According to a report by the Bureau of Labor Statistics (BLS), the U.S. economy only added 12,000 nonfarm payroll jobs during October. The nation’s unemployment rate remained “essentially unchanged” at 4.1 percent.

The agency detailed how “[e]mployment continued to trend up in health care and government” sectors, while job losses were reported in the “help services” sector. The manufacturing industry also experienced a decline in job numbers, which BLS attributed to “strike activity.”

According to Fox Business, the 12,000 total is “well below the 113,000 gain that was predicted by LSEG economists and the lowest tally since December 2020.”

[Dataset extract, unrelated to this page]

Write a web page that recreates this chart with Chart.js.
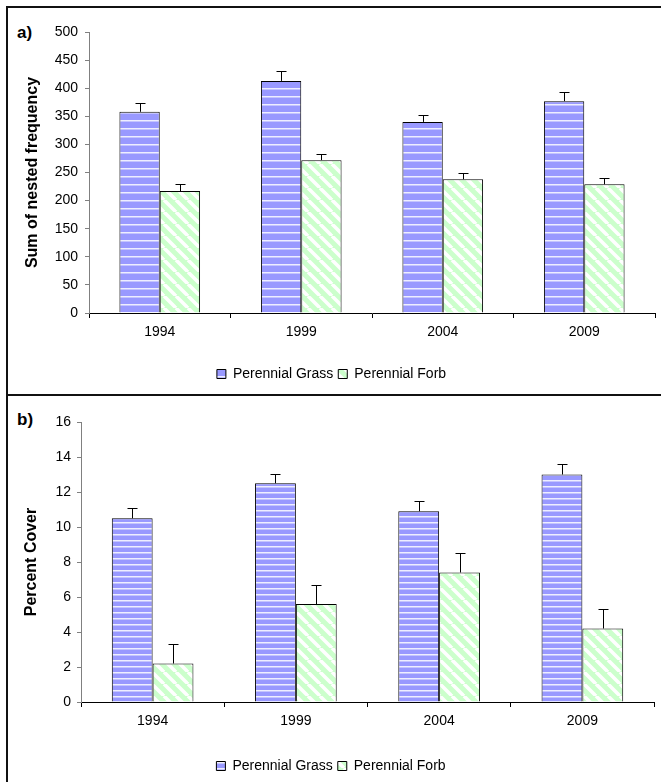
<!DOCTYPE html>
<html>
<head>
<meta charset="utf-8">
<script src="https://cdn.jsdelivr.net/npm/chart.js@4.4.1/dist/chart.umd.min.js"></script>
<style>
  html, body { margin: 0; padding: 0; background: #fff; width: 661px; height: 782px; overflow: hidden; }
  body { position: relative; font-family: "Liberation Sans", Arial, sans-serif; }
  #frame { position: absolute; left: 6px; top: 6px; width: 720px; height: 820px; border-top: 2px solid #111; border-left: 2px solid #111; }
  #sep { position: absolute; left: 6px; top: 394px; width: 720px; height: 2px; background: #111; }
  .panelLabel { position: absolute; font: bold 17px "Liberation Sans", Arial, sans-serif; line-height: 17px; color: #000; }
  canvas { position: absolute; }
</style>
</head>
<body>
<div id="frame"></div>
<div id="sep"></div>
<div class="panelLabel" style="left:17px; top:24px;">a)</div>
<div class="panelLabel" style="left:17px; top:411px;">b)</div>
<canvas id="freqChart" width="653" height="386" style="left:8px; top:8px;"></canvas>
<canvas id="coverChart" width="653" height="390" style="left:8px; top:396px;"></canvas>

<script>
// data
const years = ["1994", "1999", "2004", "2009"];
const seriesNames = ["Perennial Grass", "Perennial Forb"];

// a) sum of nested frequency
const grassFreq = [358, 413, 340, 377];
const grassFreqSE = [16, 17, 13, 16];
const forbFreq = [217, 272, 238, 229];
const forbFreqSE = [12, 11, 12, 12];

// b) percent cover
const grassCover = [10.5, 12.5, 10.9, 13.0];
const grassCoverSE = [0.6, 0.55, 0.6, 0.6];
const forbCover = [2.2, 5.6, 7.4, 4.2];
const forbCoverSE = [1.1, 1.1, 1.1, 1.1];

const FONT = "'Liberation Sans', Arial, sans-serif";

function stripePattern(period) {
  var c = document.createElement("canvas");
  c.width = 8;
  c.height = period;
  var g = c.getContext("2d");
  g.fillStyle = "#9999ff";
  g.fillRect(0, 0, 8, period);
  g.fillStyle = "#eeeeff";
  g.fillRect(0, 0, 8, 1);
  g.fillStyle = "#c4c4ff";
  g.fillRect(0, 1, 8, 1);
  return g.createPattern(c, "repeat");
}

function diagPattern() {
  var size = 12;
  var c = document.createElement("canvas");
  c.width = size;
  c.height = size;
  var g = c.getContext("2d");
  g.fillStyle = "#ccffcc";
  g.fillRect(0, 0, size, size);
  g.strokeStyle = "#ffffff";
  g.lineWidth = 3.5;
  [-size, 0, size].forEach(function (o) {
    g.beginPath();
    g.moveTo(o, 0);
    g.lineTo(o + size, size);
    g.stroke();
  });
  return g.createPattern(c, "repeat");
}

// upward error bars with a cap
const errorBars = {
  id: "errorBars",
  afterDatasetsDraw(chart) {
    const ctx = chart.ctx;
    const y = chart.scales.y;
    ctx.save();
    ctx.strokeStyle = "#000";
    ctx.lineWidth = 1;
    chart.data.datasets.forEach((ds, i) => {
      const meta = chart.getDatasetMeta(i);
      meta.data.forEach((bar, j) => {
        const x = Math.round(bar.x) + 0.5;
        const top = Math.round(y.getPixelForValue(ds.data[j] + ds.errors[j])) + 0.5;
        ctx.beginPath();
        ctx.moveTo(x, bar.y);
        ctx.lineTo(x, top);
        ctx.moveTo(x - 5, top);
        ctx.lineTo(x + 5, top);
        ctx.stroke();
      });
    });
    ctx.restore();
  }
};

function makeChart(id, opts) {
  return new Chart(document.getElementById(id), {
    type: "bar",
    data: {
      labels: years,
      datasets: [
        {
          label: seriesNames[0],
          data: opts.grass,
          errors: opts.grassSE,
          backgroundColor: stripePattern(opts.period),
          borderColor: "#000",
          borderWidth: 1,
          categoryPercentage: 0.57,
          barPercentage: 1.0
        },
        {
          label: seriesNames[1],
          data: opts.forb,
          errors: opts.forbSE,
          backgroundColor: diagPattern(),
          borderColor: "#000",
          borderWidth: 1,
          categoryPercentage: 0.57,
          barPercentage: 1.0
        }
      ]
    },
    options: {
      responsive: false,
      animation: false,
      devicePixelRatio: 1,
      layout: { padding: { left: 0, top: opts.padTop, right: opts.padRight, bottom: opts.padBottom } },
      plugins: {
        tooltip: { enabled: false },
        legend: {
          position: "bottom",
          labels: {
            color: "#000",
            boxWidth: 9,
            boxHeight: 9,
            padding: 5,
            font: { family: FONT, size: 14 }
          }
        }
      },
      scales: {
        x: {
          afterFit: (s) => { s.height = opts.xHeight; },
          grid: { drawOnChartArea: false, offset: true, tickLength: 5, color: "#000" },
          border: { color: "#000" },
          ticks: { color: "#000", padding: 6, font: { family: FONT, size: 14 } }
        },
        y: {
          min: 0,
          max: opts.max,
          afterFit: (s) => { s.width = opts.yWidth; },
          grid: { drawOnChartArea: false, tickLength: 4, color: "#808080" },
          border: { color: "#808080" },
          ticks: { stepSize: opts.step, color: "#000", padding: opts.tickPad, font: { family: FONT, size: 14 } },
          title: {
            display: true,
            text: opts.title,
            color: "#000",
            padding: { top: opts.titlePad, bottom: 0 },
            font: { family: FONT, size: 16, weight: "bold" }
          }
        }
      }
    },
    plugins: [errorBars]
  });
}

makeChart("freqChart", {
  grass: grassFreq, grassSE: grassFreqSE, forb: forbFreq, forbSE: forbFreqSE,
  period: 8, max: 500, step: 50, title: "Sum of nested frequency",
  padTop: 24, padRight: 6, padBottom: 3, xHeight: 49, yWidth: 81, tickPad: 7,
  titlePad: 15
});

makeChart("coverChart", {
  grass: grassCover, grassSE: grassCoverSE, forb: forbCover, forbSE: forbCoverSE,
  period: 6, max: 16, step: 2, title: "Percent Cover",
  padTop: 26, padRight: 7, padBottom: 3, xHeight: 52, yWidth: 73, tickPad: 6,
  titlePad: 14
});
</script>
</body>
</html>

Equally notable, however, is the agency’s revelation that the total number of nonfarm payroll jobs for August and September were less than originally reported. According to BLS, August’s total “was revised down by 81,000, from +159,000 to +78,000, and the change for September was revised down by 31,000, from +254,000 to +223,000.”

“With these revisions, employment in August and September combined is 112,000 lower
[nonfarm payroll jobs] than previously reported,” the agency concluded.

The Biden-Harris administration’s downward revision of job totals is not a new phenomenon. Results from an annual analysis by BLS published in August revealed that the U.S. economy added 818,000 fewer jobs from March 2023 to March 2024 than originally reported.